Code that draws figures
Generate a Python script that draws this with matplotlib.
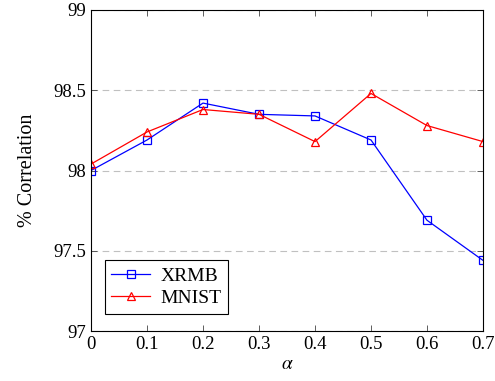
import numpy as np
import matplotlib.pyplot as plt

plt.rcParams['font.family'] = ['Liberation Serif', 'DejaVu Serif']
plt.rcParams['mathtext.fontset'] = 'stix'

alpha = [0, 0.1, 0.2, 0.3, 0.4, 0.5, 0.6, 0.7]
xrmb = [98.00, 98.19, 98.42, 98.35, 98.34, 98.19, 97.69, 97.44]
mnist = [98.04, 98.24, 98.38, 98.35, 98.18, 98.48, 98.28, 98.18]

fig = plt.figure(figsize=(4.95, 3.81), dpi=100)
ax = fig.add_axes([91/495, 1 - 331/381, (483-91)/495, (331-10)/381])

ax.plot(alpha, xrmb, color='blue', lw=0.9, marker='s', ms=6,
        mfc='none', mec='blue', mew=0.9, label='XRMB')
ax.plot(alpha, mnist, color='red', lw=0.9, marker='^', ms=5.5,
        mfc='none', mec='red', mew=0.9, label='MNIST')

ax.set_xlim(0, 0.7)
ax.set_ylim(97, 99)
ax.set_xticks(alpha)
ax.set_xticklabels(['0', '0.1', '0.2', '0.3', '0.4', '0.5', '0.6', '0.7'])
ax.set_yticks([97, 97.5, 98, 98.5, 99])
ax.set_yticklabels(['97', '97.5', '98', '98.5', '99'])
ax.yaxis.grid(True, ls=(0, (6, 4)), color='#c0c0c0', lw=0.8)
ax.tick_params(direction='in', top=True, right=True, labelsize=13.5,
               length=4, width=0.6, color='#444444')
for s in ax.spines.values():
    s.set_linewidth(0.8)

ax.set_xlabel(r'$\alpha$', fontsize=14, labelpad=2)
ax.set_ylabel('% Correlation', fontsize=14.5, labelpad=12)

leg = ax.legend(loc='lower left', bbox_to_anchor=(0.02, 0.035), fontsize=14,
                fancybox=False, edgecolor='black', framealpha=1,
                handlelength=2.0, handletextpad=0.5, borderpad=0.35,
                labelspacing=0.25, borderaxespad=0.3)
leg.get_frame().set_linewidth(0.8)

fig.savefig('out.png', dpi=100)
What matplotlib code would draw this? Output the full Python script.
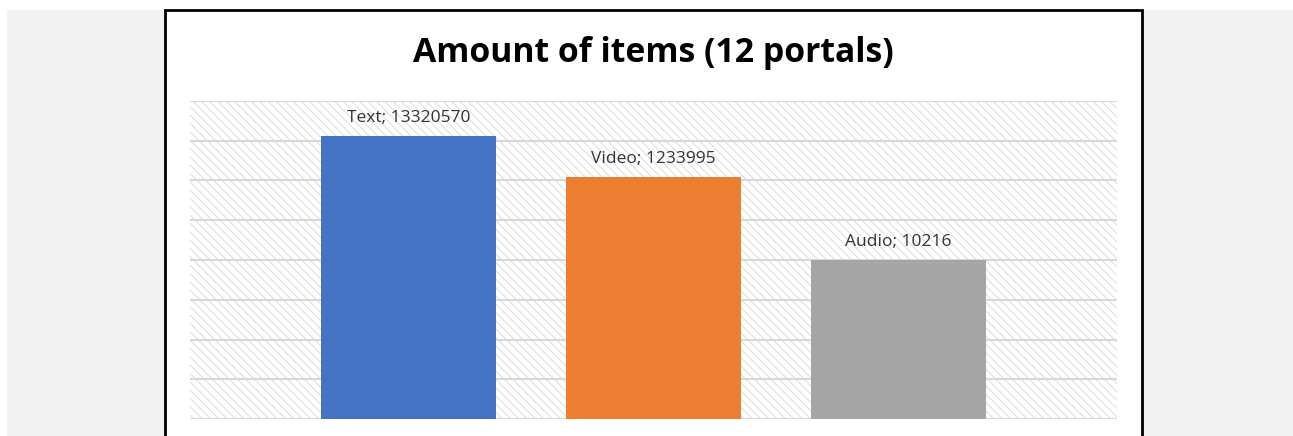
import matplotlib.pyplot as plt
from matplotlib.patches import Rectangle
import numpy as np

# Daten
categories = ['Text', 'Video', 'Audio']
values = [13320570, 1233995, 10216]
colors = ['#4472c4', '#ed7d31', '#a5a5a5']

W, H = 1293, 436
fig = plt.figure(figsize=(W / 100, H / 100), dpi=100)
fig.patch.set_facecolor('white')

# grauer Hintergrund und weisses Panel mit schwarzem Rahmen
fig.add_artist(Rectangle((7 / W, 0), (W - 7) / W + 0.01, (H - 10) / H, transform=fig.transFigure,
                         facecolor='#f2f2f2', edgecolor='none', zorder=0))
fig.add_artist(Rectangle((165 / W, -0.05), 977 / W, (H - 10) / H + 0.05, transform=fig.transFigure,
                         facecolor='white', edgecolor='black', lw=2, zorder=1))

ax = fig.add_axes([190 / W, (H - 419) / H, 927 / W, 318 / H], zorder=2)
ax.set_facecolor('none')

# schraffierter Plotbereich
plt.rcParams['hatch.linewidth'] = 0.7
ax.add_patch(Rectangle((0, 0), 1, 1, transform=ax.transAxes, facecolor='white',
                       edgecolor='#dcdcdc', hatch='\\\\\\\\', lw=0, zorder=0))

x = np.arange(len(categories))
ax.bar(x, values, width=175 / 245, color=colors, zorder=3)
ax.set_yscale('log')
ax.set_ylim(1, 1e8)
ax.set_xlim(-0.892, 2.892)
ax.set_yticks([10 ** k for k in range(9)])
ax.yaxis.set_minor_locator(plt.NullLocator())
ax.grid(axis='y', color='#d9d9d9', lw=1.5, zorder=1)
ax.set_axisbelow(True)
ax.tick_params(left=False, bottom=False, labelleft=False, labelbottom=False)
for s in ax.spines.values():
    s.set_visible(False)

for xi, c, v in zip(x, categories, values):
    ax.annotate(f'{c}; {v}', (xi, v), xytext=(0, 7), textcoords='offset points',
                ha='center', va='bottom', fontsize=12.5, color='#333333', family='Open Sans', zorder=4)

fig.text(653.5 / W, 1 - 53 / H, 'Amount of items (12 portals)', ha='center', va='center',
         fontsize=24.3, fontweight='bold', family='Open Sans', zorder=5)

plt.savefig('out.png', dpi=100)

## PROBLEM DESCRIPTION
Restate the data above exactly, stripping out each image.

## RESPONSE
Generate a Python script that draws this with matplotlib.
import numpy as np
import matplotlib.pyplot as plt

plt.rcParams['font.family'] = ['Liberation Serif', 'DejaVu Serif']
plt.rcParams['mathtext.fontset'] = 'stix'

alpha = [0, 0.1, 0.2, 0.3, 0.4, 0.5, 0.6, 0.7]
xrmb = [98.00, 98.19, 98.42, 98.35, 98.34, 98.19, 97.69, 97.44]
mnist = [98.04, 98.24, 98.38, 98.35, 98.18, 98.48, 98.28, 98.18]

fig = plt.figure(figsize=(4.95, 3.81), dpi=100)
ax = fig.add_axes([91/495, 1 - 331/381, (483-91)/495, (331-10)/381])

ax.plot(alpha, xrmb, color='blue', lw=0.9, marker='s', ms=6,
        mfc='none', mec='blue', mew=0.9, label='XRMB')
ax.plot(alpha, mnist, color='red', lw=0.9, marker='^', ms=5.5,
        mfc='none', mec='red', mew=0.9, label='MNIST')

ax.set_xlim(0, 0.7)
ax.set_ylim(97, 99)
ax.set_xticks(alpha)
ax.set_xticklabels(['0', '0.1', '0.2', '0.3', '0.4', '0.5', '0.6', '0.7'])
ax.set_yticks([97, 97.5, 98, 98.5, 99])
ax.set_yticklabels(['97', '97.5', '98', '98.5', '99'])
ax.yaxis.grid(True, ls=(0, (6, 4)), color='#c0c0c0', lw=0.8)
ax.tick_params(direction='in', top=True, right=True, labelsize=13.5,
               length=4, width=0.6, color='#444444')
for s in ax.spines.values():
    s.set_linewidth(0.8)

ax.set_xlabel(r'$\alpha$', fontsize=14, labelpad=2)
ax.set_ylabel('% Correlation', fontsize=14.5, labelpad=12)

leg = ax.legend(loc='lower left', bbox_to_anchor=(0.02, 0.035), fontsize=14,
                fancybox=False, edgecolor='black', framealpha=1,
                handlelength=2.0, handletextpad=0.5, borderpad=0.35,
                labelspacing=0.25, borderaxespad=0.3)
leg.get_frame().set_linewidth(0.8)

fig.savefig('out.png', dpi=100)
What matplotlib code would draw this? Output the full Python script.
import matplotlib.pyplot as plt
from matplotlib.patches import Rectangle
import numpy as np

# Daten
categories = ['Text', 'Video', 'Audio']
values = [13320570, 1233995, 10216]
colors = ['#4472c4', '#ed7d31', '#a5a5a5']

W, H = 1293, 436
fig = plt.figure(figsize=(W / 100, H / 100), dpi=100)
fig.patch.set_facecolor('white')

# grauer Hintergrund und weisses Panel mit schwarzem Rahmen
fig.add_artist(Rectangle((7 / W, 0), (W - 7) / W + 0.01, (H - 10) / H, transform=fig.transFigure,
                         facecolor='#f2f2f2', edgecolor='none', zorder=0))
fig.add_artist(Rectangle((165 / W, -0.05), 977 / W, (H - 10) / H + 0.05, transform=fig.transFigure,
                         facecolor='white', edgecolor='black', lw=2, zorder=1))

ax = fig.add_axes([190 / W, (H - 419) / H, 927 / W, 318 / H], zorder=2)
ax.set_facecolor('none')

# schraffierter Plotbereich
plt.rcParams['hatch.linewidth'] = 0.7
ax.add_patch(Rectangle((0, 0), 1, 1, transform=ax.transAxes, facecolor='white',
                       edgecolor='#dcdcdc', hatch='\\\\\\\\', lw=0, zorder=0))

x = np.arange(len(categories))
ax.bar(x, values, width=175 / 245, color=colors, zorder=3)
ax.set_yscale('log')
ax.set_ylim(1, 1e8)
ax.set_xlim(-0.892, 2.892)
ax.set_yticks([10 ** k for k in range(9)])
ax.yaxis.set_minor_locator(plt.NullLocator())
ax.grid(axis='y', color='#d9d9d9', lw=1.5, zorder=1)
ax.set_axisbelow(True)
ax.tick_params(left=False, bottom=False, labelleft=False, labelbottom=False)
for s in ax.spines.values():
    s.set_visible(False)

for xi, c, v in zip(x, categories, values):
    ax.annotate(f'{c}; {v}', (xi, v), xytext=(0, 7), textcoords='offset points',
                ha='center', va='bottom', fontsize=12.5, color='#333333', family='Open Sans', zorder=4)

fig.text(653.5 / W, 1 - 53 / H, 'Amount of items (12 portals)', ha='center', va='center',
         fontsize=24.3, fontweight='bold', family='Open Sans', zorder=5)

plt.savefig('out.png', dpi=100)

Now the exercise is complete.